We made it all the way from the city that rhymes with fun to the city that smells like it. Vicki and I loaded onto the plane at 4pm and started our trek west.
Vicki loved the airport. There were new sites and sounds and people to adore her and children to growl at. Everyone oohed and aahed over her. She was in her glory. Of course, our plane was late and her drugs wore off before we even got on the plane.
At the boarding call for our first flight, I tried to get Vicki into the carrier I had purchased. I had tried once before to put her in so she would be prepared for the trip. She hated it, so I decided not to traumatize her until the plane ride. So -- smart person that I am -- I am standing in the middle of the airport trying to shove a dog into a small bag. At first I thought I could coax her. Not so much. Then I shoved. She put her little paws on either side of the carrier and strained for all she was worth.
Another passenger took pity on me and helped. I put Vicki's leash on her and threaded it through the bag. The lady pulled the leash as I shoved Vicki's bum. Finally, I just tipped the carrier on one end and dumped Vicki in there. There is a time and place for finesse and patience. That wasn't the time for either.

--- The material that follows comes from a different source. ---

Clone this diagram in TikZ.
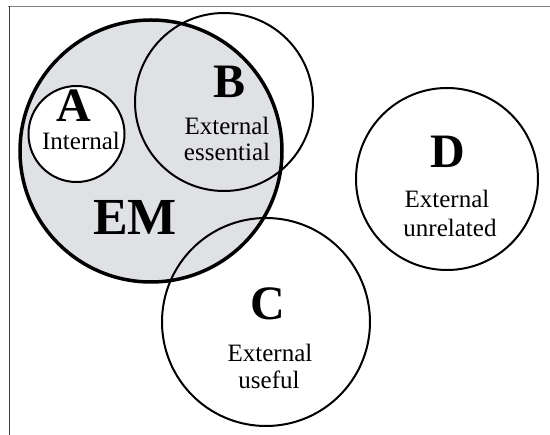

We made it onto the plane with little problem. I thought "This will be a piece of cake." And then they started the engines. Vicki peed. She then tried to scratch her way to freedom through the mesh of the bag. By the time we took off, she had three good holes made in the bag. I spent the entire flight bent over at the waist with my hand in the bag alternately soothing her and pushing her paws away from doing any more damage. This is when the man in front of me decided to lean his chair back all the way.

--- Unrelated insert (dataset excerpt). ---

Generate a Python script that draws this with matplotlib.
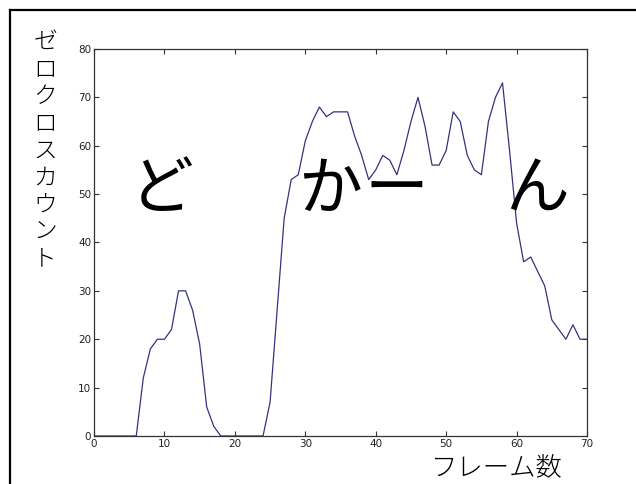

We stopped in Edmonton for 30 mins. I took Vicki out of the carrier for a bit and then went through the same process to get her back in. I gave her another dose of meds (praying I wouldn't overdose her) and went back on the same plane we had just left. Once again, takeoff scared 3 years off Vicki's life. But she did marginally better for that trip.
The lady sitting next to me realized I had a dog with me and took the carrier onto the seat beside her. She then unzipped it and spent the rest of the flight giving Vicki kisses and saying "I wish I had known you were giving her away!! I would have taken her." Um, lady... we just met. The crew gave us a little bit of grief for having Vicki out, so I put her back on the floor and the lady spent the rest of the flight in the same position I had been in for the first flight.
While we were in the air, they announced we were going to have yet another stop over. They felt they did not need to tell us this prior to the flight as most of us wouldn't be getting off the plane. So, my little flight with my jumpy dog turned from one stop to 3!! Had I known I would not have picked that flight.
The third flight was a lot less problematic. A guy who looked just like David Crosby sat next to me and made small talk while Vicki slept. The meds had finally kicked in and she was stoned as a hippy. We made jokes she needed Doritos. Eventually we landed. Vicki was alive and the carrier was all in one piece. Also, we determined that the dog can pee at least three times in the carrier without it smelling until after you take the dog out. This is important information.
Vicki's eyes finally cleared from the meds about 7 hours later. She is here in her new home and enjoying it. Although, the cat from upstairs came to visit (at the window) and Vicki made her unhappiness known. She is currently on cat watch and shaking.